The Court notes that although decisions of other district courts are not binding, they may be cited as persuasive authority. See Stone v. First Union Corp., 371 F.3d 1305, 1310 (11th Cir. 2004) (noting that, “[a]lthough a district court would not be bound to follow any other district court's determination, the decision would have significant persuasive effects”).
The test for assessing compelling prejudice is whether under all the circumstances of a particular case it is within the capacity of jurors to follow a court's limiting instructions and appraise the independent evidence against a defendant solely on that defendant's own acts, statements and conduct in relation to the allegations contained in the indictment and render a fair and impartial verdict. If so, “though the task be difficult,” there is no compelling prejudice. Moreover, if
the possible prejudice may be cured by a cautionary instruction severance is not required.Id. at 386-87 (internal citations omitted).
III. Discussion
In the Motion, Defendant “moves the court for entry of an order granting him relief from prejudicial joinder and ordering separate trials on the two charges” brought in the Indictment. Motion at 1. The Court begins by noting that the Indictment, on its face, properly joins Counts I and II. Specifically, the Indictment charges the illegal possession of one firearm (a Glock pistol), by one individual (Washington), on one occasion (February 11, 2023). See Indictment at 1-2. Unfortunately for Defendant, in the Government's view that single possession of that single firearm violated two separate statutes and thus forms the basis of the criminal charges in both Counts I and II. Thus, the offenses charged in Counts I and II “are of the same or similar character” and “are based on the same act or transaction[.]” Rule 8(a). Accordingly, because joinder is facially proper, Defendant has the heavy burden to go beyond mere conclusory allegations and show that he would receive an unfair trial and suffer compelling prejudice absent severance. See Walser, 3 F.3d at 386 (quotation omitted).
Defendant raises two arguments as to why he has met this burden.
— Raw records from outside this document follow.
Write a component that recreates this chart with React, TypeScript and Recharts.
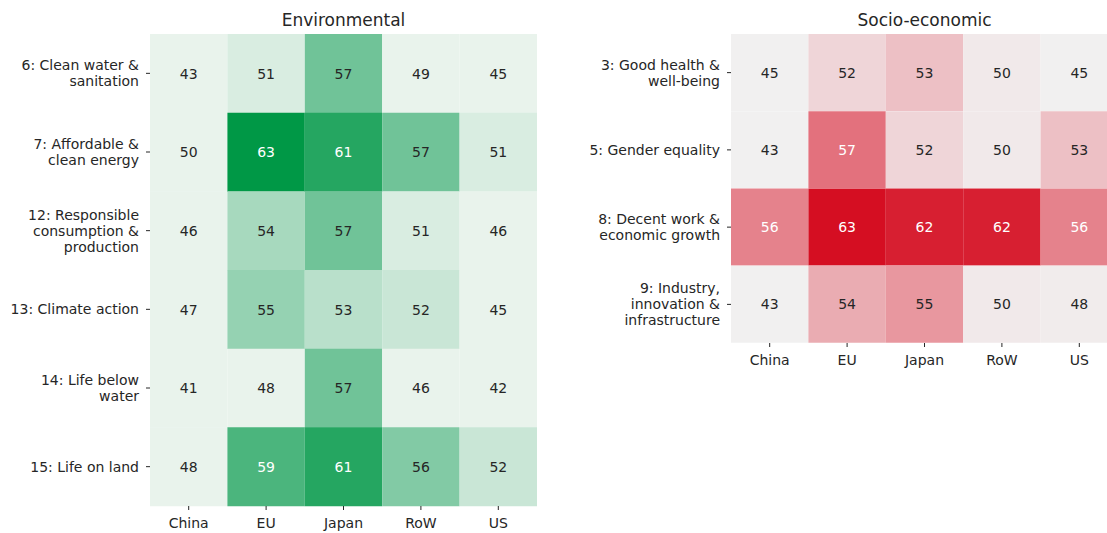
import React from 'react';
import { BarChart, Bar, XAxis, YAxis, Cell, LabelList } from 'recharts';

const countries = ['China', 'EU', 'Japan', 'RoW', 'US'];

const envGoals = [
  '6: Clean water &\nsanitation',
  '7: Affordable &\nclean energy',
  '12: Responsible\nconsumption &\nproduction',
  '13: Climate action',
  '14: Life below\nwater',
  '15: Life on land',
];
const envChina = [43, 50, 46, 47, 41, 48];
const envEU = [51, 63, 54, 55, 48, 59];
const envJapan = [57, 61, 57, 53, 57, 61];
const envRoW = [49, 57, 51, 52, 46, 56];
const envUS = [45, 51, 46, 45, 42, 52];

const socGoals = [
  '3: Good health &\nwell-being',
  '5: Gender equality',
  '8: Decent work &\neconomic growth',
  '9: Industry,\ninnovation &\ninfrastructure',
];
const socChina = [45, 43, 56, 43];
const socEU = [52, 57, 63, 54];
const socJapan = [53, 52, 62, 55];
const socRoW = [50, 50, 62, 50];
const socUS = [45, 53, 56, 48];

const FONT = '"DejaVu Sans", Verdana, sans-serif';
const TEXT = '#262626';

type Stop = [number, [number, number, number]];
const greenStops: Stop[] = [
  [50, [233, 243, 236]],
  [53, [185, 224, 203]],
  [57, [112, 195, 152]],
  [63, [0, 152, 70]],
];
const redStops: Stop[] = [
  [45, [241, 240, 240]],
  [50, [241, 233, 234]],
  [52, [239, 213, 216]],
  [56, [229, 130, 140]],
  [63, [213, 14, 34]],
];

function interp(stops: Stop[], v: number): [number, number, number] {
  if (v <= stops[0][0]) return stops[0][1];
  for (let i = 1; i < stops.length; i++) {
    if (v <= stops[i][0]) {
      const [a, ca] = stops[i - 1];
      const [b, cb] = stops[i];
      const t = (v - a) / (b - a);
      return [0, 1, 2].map((k) => Math.round(ca[k] + (cb[k] - ca[k]) * t)) as [number, number, number];
    }
  }
  return stops[stops.length - 1][1];
}
const rgb = (c: [number, number, number]) => `rgb(${c[0]},${c[1]},${c[2]})`;
const lum = (c: [number, number, number]) => 0.2126 * c[0] + 0.7152 * c[1] + 0.0722 * c[2];

function buildRows(goals: string[], cols: number[][]) {
  return goals.map((g, r) => {
    const row: any = { goal: g };
    cols.forEach((col, i) => {
      row[`v${i}`] = col[r];
      row[`u${i}`] = 1;
    });
    return row;
  });
}

const envRows = buildRows(envGoals, [envChina, envEU, envJapan, envRoW, envUS]);
const socRows = buildRows(socGoals, [socChina, socEU, socJapan, socRoW, socUS]);

const GoalTick = (props: any) => {
  const { x, y, payload } = props;
  const lines = String(payload.value).split('\n');
  const lh = 16;
  const y0 = y - ((lines.length - 1) * lh) / 2;
  return (
    <text x={x} y={y0} textAnchor="end" fontSize={14} fill={TEXT} fontFamily={FONT} dominantBaseline="central">
      {lines.map((l, i) => (
        <tspan key={i} x={x} y={y0 + i * lh}>
          {l}
        </tspan>
      ))}
    </text>
  );
};

function makeLabel(stops: Stop[]) {
  return (props: any) => {
    const { x, y, width, height, value } = props;
    const c = interp(stops, Number(value));
    return (
      <text
        x={Number(x) + Number(width) / 2}
        y={Number(y) + Number(height) / 2}
        textAnchor="middle"
        dominantBaseline="central"
        fontSize={14}
        fontFamily={FONT}
        fill={lum(c) < 160 ? '#ffffff' : TEXT}
      >
        {value}
      </text>
    );
  };
}

const colTicks = [0.5, 1.5, 2.5, 3.5, 4.5];

function Heatmap(props: {
  rows: any[];
  stops: Stop[];
  width: number;
  height: number;
  yWidth: number;
  xHeight: number;
  right: number;
}) {
  const { rows, stops, width, height, yWidth, xHeight, right } = props;
  const label = makeLabel(stops);
  return (
    <BarChart
      width={width}
      height={height}
      data={rows}
      layout="vertical"
      margin={{ top: 34, right, bottom: 0, left: 0 }}
      barCategoryGap={0}
      barGap={0}
    >
      <XAxis
        type="number"
        domain={[0, 5]}
        ticks={colTicks}
        tickFormatter={(v: number) => countries[Math.floor(v)]}
        axisLine={false}
        tickSize={4}
        tickMargin={8}
        height={xHeight}
        interval={0}
        tickLine={{ stroke: TEXT }}
        tick={{ fontSize: 14, fill: TEXT, fontFamily: FONT }}
      />
      <YAxis
        type="category"
        dataKey="goal"
        width={yWidth}
        axisLine={false}
        tickSize={4}
        tickMargin={7}
        interval={0}
        tickLine={{ stroke: TEXT }}
        tick={<GoalTick />}
      />
      {countries.map((c, i) => (
        <Bar key={c} dataKey={`u${i}`} stackId="s" isAnimationActive={false}>
          {rows.map((r, j) => (
            <Cell key={j} fill={rgb(interp(stops, r[`v${i}`]))} stroke="none" />
          ))}
          <LabelList dataKey={`v${i}`} content={label} />
        </Bar>
      ))}
    </BarChart>
  );
}

const titleStyle: React.CSSProperties = {
  position: 'absolute',
  top: 8,
  height: 24,
  lineHeight: '24px',
  fontSize: 17,
  fontFamily: FONT,
  color: TEXT,
  textAlign: 'center',
};

export default function App() {
  return (
    <div
      style={{
        position: 'absolute',
        left: 0,
        top: 0,
        width: 1107,
        height: 533,
        overflow: 'hidden',
        background: '#ffffff',
        fontFamily: FONT,
      }}
    >
      <div style={{ position: 'absolute', left: 0, top: 0 }}>
        <Heatmap rows={envRows} stops={greenStops} width={560} height={533} yWidth={150} xHeight={27} right={23} />
      </div>
      <div style={{ position: 'absolute', left: 560, top: 0 }}>
        <Heatmap rows={socRows} stops={redStops} width={560} height={380} yWidth={171} xHeight={37} right={2} />
      </div>
      <div style={{ ...titleStyle, left: 150, width: 387 }}>Environmental</div>
      <div style={{ ...titleStyle, left: 731, width: 387 }}>Socio-economic</div>
    </div>
  );
}
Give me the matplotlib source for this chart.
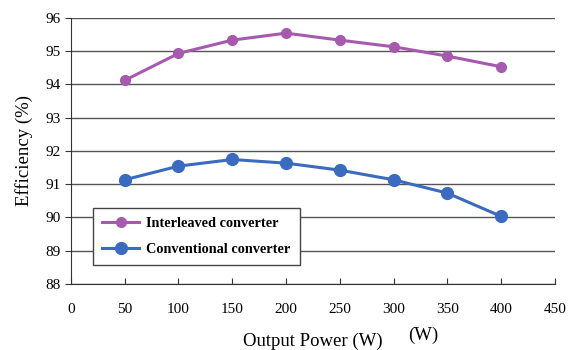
import numpy as np
import matplotlib.pyplot as plt

power = [50, 100, 150, 200, 250, 300, 350, 400]
interleaved = [94.12, 94.93, 95.33, 95.54, 95.33, 95.13, 94.85, 94.53]
conventional = [91.13, 91.54, 91.74, 91.63, 91.42, 91.13, 90.73, 90.03]

plt.rcParams['font.family'] = ['Liberation Serif', 'DejaVu Serif']

fig = plt.figure(figsize=(5.72, 3.5), dpi=100)
ax = fig.add_axes([0.124, 0.189, 0.846, 0.760])

ax.plot(power, interleaved, color='#A65AAE', lw=2.2, marker='o', ms=7,
        label='Interleaved converter')
ax.plot(power, conventional, color='#3A6BBE', lw=2.2, marker='o', ms=8.5,
        label='Conventional converter')

ax.set_xlim(0, 450)
ax.set_ylim(88, 96)
ax.set_xticks(np.arange(0, 451, 50))
ax.set_yticks(np.arange(88, 97, 1))
ax.yaxis.grid(True, color='#555555', lw=1)
ax.set_axisbelow(True)
for s in ['top', 'right']:
    ax.spines[s].set_visible(False)
ax.spines['left'].set_color('#333333')
ax.spines['bottom'].set_color('#333333')
ax.tick_params(axis='x', direction='in', length=4, labelsize=11, pad=14, colors='#333333')
ax.tick_params(axis='y', direction='out', length=4, labelsize=11, colors='#333333')
for lbl in ax.get_xticklabels() + ax.get_yticklabels():
    lbl.set_color('black')

ax.set_ylabel('Efficiency (%)', fontsize=13.5, labelpad=9)
ax.set_xlabel('Output Power (W)', fontsize=13.5, labelpad=12)
fig.text(0.714, 0.028, '(W)', fontsize=13.5)

leg = ax.legend(loc='lower left', bbox_to_anchor=(0.045, 0.071), fancybox=False,
                prop={'weight': 'bold', 'size': 10.3}, handlelength=2.6,
                borderpad=0.65, labelspacing=0.85, borderaxespad=0,
                handletextpad=0.5, framealpha=1)
leg.get_frame().set_edgecolor('#444444')
leg.get_frame().set_linewidth(1)

fig.savefig('out.png', dpi=100)
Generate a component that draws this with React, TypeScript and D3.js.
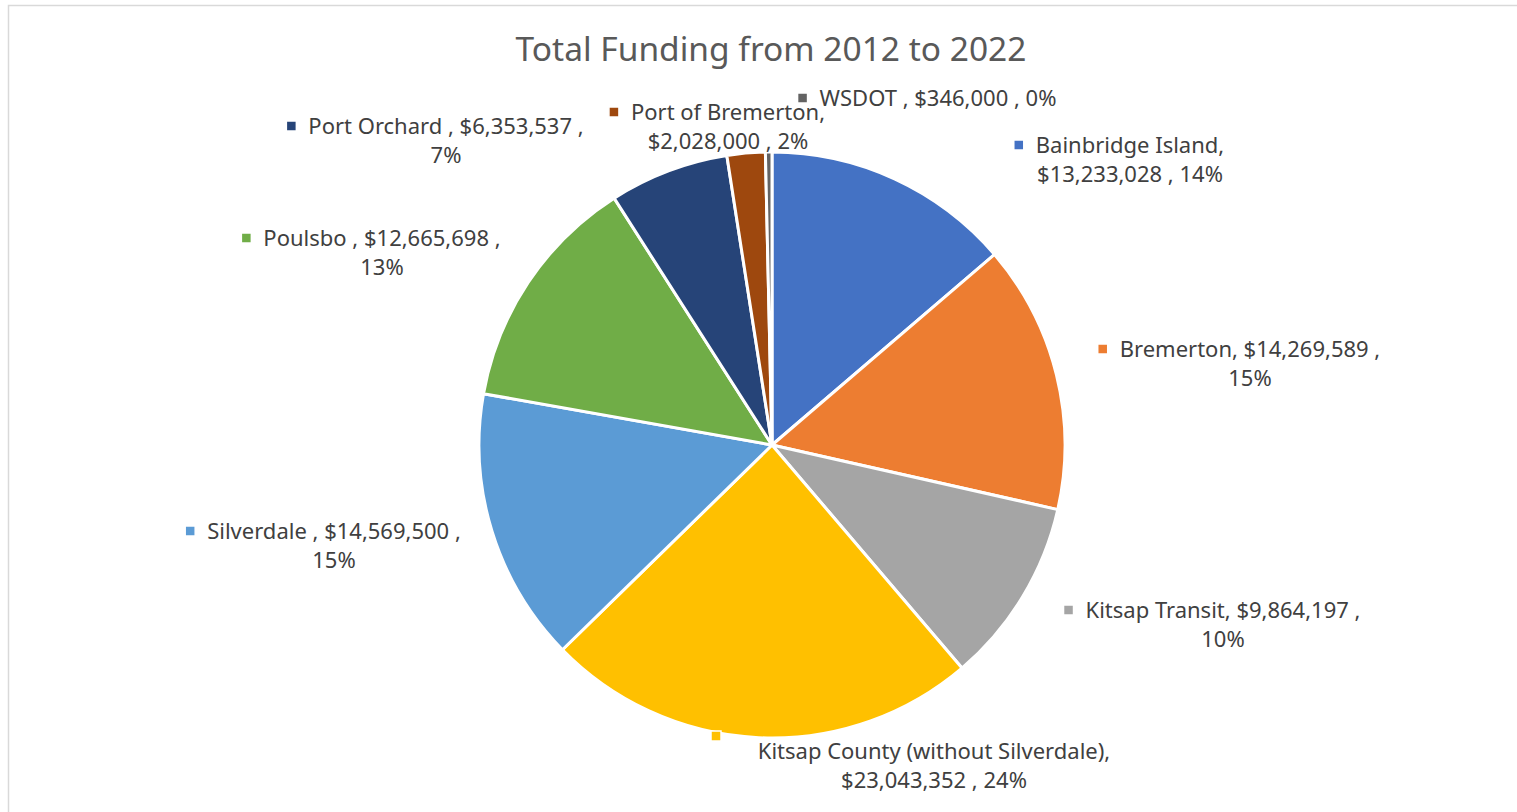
import * as d3 from "d3";
import { useEffect, useRef } from "react";

// data
const categories = [
  "Bainbridge Island",
  "Bremerton",
  "Kitsap Transit",
  "Kitsap County (without Silverdale)",
  "Silverdale ",
  "Poulsbo ",
  "Port Orchard ",
  "Port of Bremerton",
  "WSDOT ",
];
const funding = [
  13233028, 14269589, 9864197, 23043352, 14569500, 12665698, 6353537, 2028000,
  346000,
];
const colors = [
  "#4472C4",
  "#ED7D31",
  "#A5A5A5",
  "#FFC000",
  "#5B9BD5",
  "#70AD47",
  "#264478",
  "#9E480E",
  "#636363",
];

const title = "Total Funding from 2012 to 2022";

// label placement, offsets from the pie centre (line 1 middle)
const labelLayout = [
  { dx: 358, dy: -300, wrap: "name" },
  { dx: 478, dy: -96, wrap: "value" },
  { dx: 451, dy: 165, wrap: "value" },
  { dx: 162, dy: 306, wrap: "name", marker: [-56, 291] },
  { dx: -438, dy: 86, wrap: "value" },
  { dx: -390, dy: -207, wrap: "value" },
  { dx: -326, dy: -319, wrap: "value" },
  { dx: -44, dy: -333, wrap: "name" },
  { dx: 166, dy: -347, wrap: "none" },
];

const W = 1517;
const H = 812;
const cx = 772;
const cy = 445;
const radius = 293;
const font = "'Noto Sans', Roboto, sans-serif";
const lineH = 29;

const App = () => {
  const svgRef = useRef<SVGSVGElement>(null);

  useEffect(() => {
    const svg = d3.select(svgRef.current);
    svg.selectAll("*").remove();

    svg
      .append("rect")
      .attr("x", 8.5)
      .attr("y", 5.5)
      .attr("width", W + 100)
      .attr("height", H + 100)
      .attr("fill", "#fff")
      .attr("stroke", "#d9d9d9")
      .attr("stroke-width", 1.5);

    svg
      .append("text")
      .attr("x", cx - 1)
      .attr("y", 61)
      .attr("text-anchor", "middle")
      .attr("font-family", font)
      .attr("font-size", 33.5)
      .attr("fill", "#595959")
      .text(title);

    const total = d3.sum(funding);
    const money = d3.format("$,");
    const pct = d3.format(".0%");

    const pie = d3
      .pie<number>()
      .sort(null)
      .value((d) => d);
    const arcs = pie(funding);
    const arc = d3
      .arc<d3.PieArcDatum<number>>()
      .innerRadius(0)
      .outerRadius(radius);

    const chart = svg
      .append("g")
      .attr("transform", `translate(${cx},${cy})`);

    chart
      .selectAll("path")
      .data(arcs)
      .join("path")
      .attr("d", arc)
      .attr("fill", (_, i) => colors[i])
      .attr("stroke", "#fff")
      .attr("stroke-width", 3)
      .attr("stroke-linejoin", "round");

    const labels = chart.append("g");
    categories.forEach((name, i) => {
      const lay = labelLayout[i];
      const v = money(funding[i]);
      const p = pct(funding[i] / total);
      let lines: string[];
      if (lay.wrap === "name") lines = [`${name},`, `${v} , ${p}`];
      else if (lay.wrap === "value") lines = [`${name}, ${v} ,`, p];
      else lines = [`${name}, ${v} , ${p}`];

      const texts = lines.map((ln, j) =>
        labels
          .append("text")
          .attr("x", lay.dx)
          .attr("y", lay.dy - 1 + j * lineH)
          .attr("text-anchor", "middle")
          .attr("dominant-baseline", "central")
          .attr("font-family", font)
          .attr("font-size", 22)
          .attr("fill", "#404040")
          .text(ln)
      );
      const w1 = (texts[0].node() as SVGTextElement).getComputedTextLength();
      const mx = lay.marker ? lay.marker[0] : lay.dx - w1 / 2 - 17;
      const my = lay.marker ? lay.marker[1] : lay.dy;
      labels
        .append("rect")
        .attr("x", mx - 5)
        .attr("y", my - 5)
        .attr("width", 10)
        .attr("height", 10)
        .attr("fill", colors[i])
        .attr("stroke", "#fff")
        .attr("stroke-width", 1.5);
    });
  }, []);

  return (
    <svg
      ref={svgRef}
      width={W}
      height={H}
      style={{ position: "absolute", left: 0, top: 0 }}
    />
  );
};

export default App;
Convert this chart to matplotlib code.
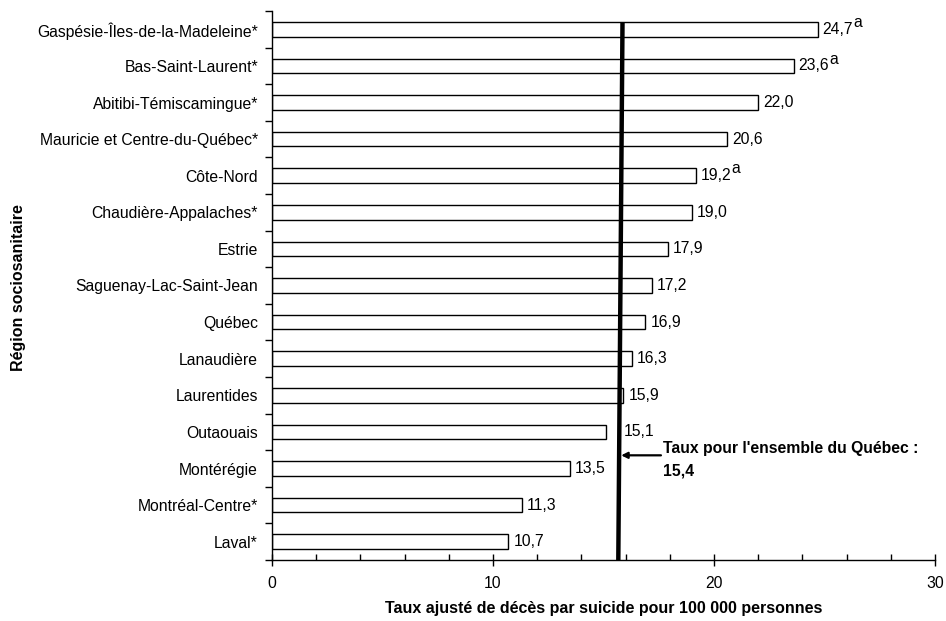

First, he argues that because Count I “will require the government to prove a prior felony” the jury will “need to determine the timing and characteristics of prior convictions.” Motion at 2. And that this type of evidence would be inadmissible in proving Count II, which focuses on whether the firearm he possessed was a machinegun within the meaning of 18 U.S.C. §§ 922(o)(1) and 924(a)(2). Id. at 5. Second, he contends that because to obtain a conviction as to Count II the Government will have “to prove that the firearm is a machinegun” the jury will need to hear testimony about “the special features of the firearm[.]” Id. at 2-3. And, according to Defendant, this type of evidence would be inadmissible in proving Count I, where he is charged with having been a felon in possession of a firearm within the meaning of 18 U.S.C. §§ 922(g)(1) and 924(e). Id. at 5. Thus, Defendant's principal argument is that “it is only through joinder that the government could seek to admit” evidence that would otherwise be inadmissible as to one Count or the other. Id. This argument is unavailing for two reasons.
First, Defendant has failed to explain why any prejudice resulting from the jury hearing evidence admissible as to Count I, but perhaps inadmissible as to Count II (and vice versa) could not be cured by a limiting instruction. See Fed. R. Evid. 105 (providing a limiting instruction where evidence is admissible for one purpose, but not another, and instructing the jury to restrict the evidence to its proper scope); see also Walser, 3 F.3d at 387 (“[I]f the possible prejudice may be cured by a cautionary instruction severance is not required.”). Indeed, it is axiomatic that the jury is presumed to be “able to follow the court's instructions and evaluate the evidence” as to each charge independently. Walser, 3 F.3d at 387 (quotation omitted). And Defendant has failed to advance any arguments to the contrary. Second, Defendant has failed to show how any alleged prejudice outweighs the “public's interest in the efficient and economic administration of justice.” Berkman, 433 Fed.Appx. at 862. Indeed, severance would be significantly inefficient as it would require two separate trials and two separate juries, but would each involve roughly the same witnesses and testimony.
IV. Conclusion
For these reasons, Defendant has failed to show that he would receive an unfair trial and suffer compelling prejudice in the absence of severance, and that the need for severance outweighs the public's interest in the efficient and economic administration of justice.
Accordingly, it is
ORDERED:
Defendant's Motion to Sever Counts and Memorandum of Law (Doc. 23) is DENIED.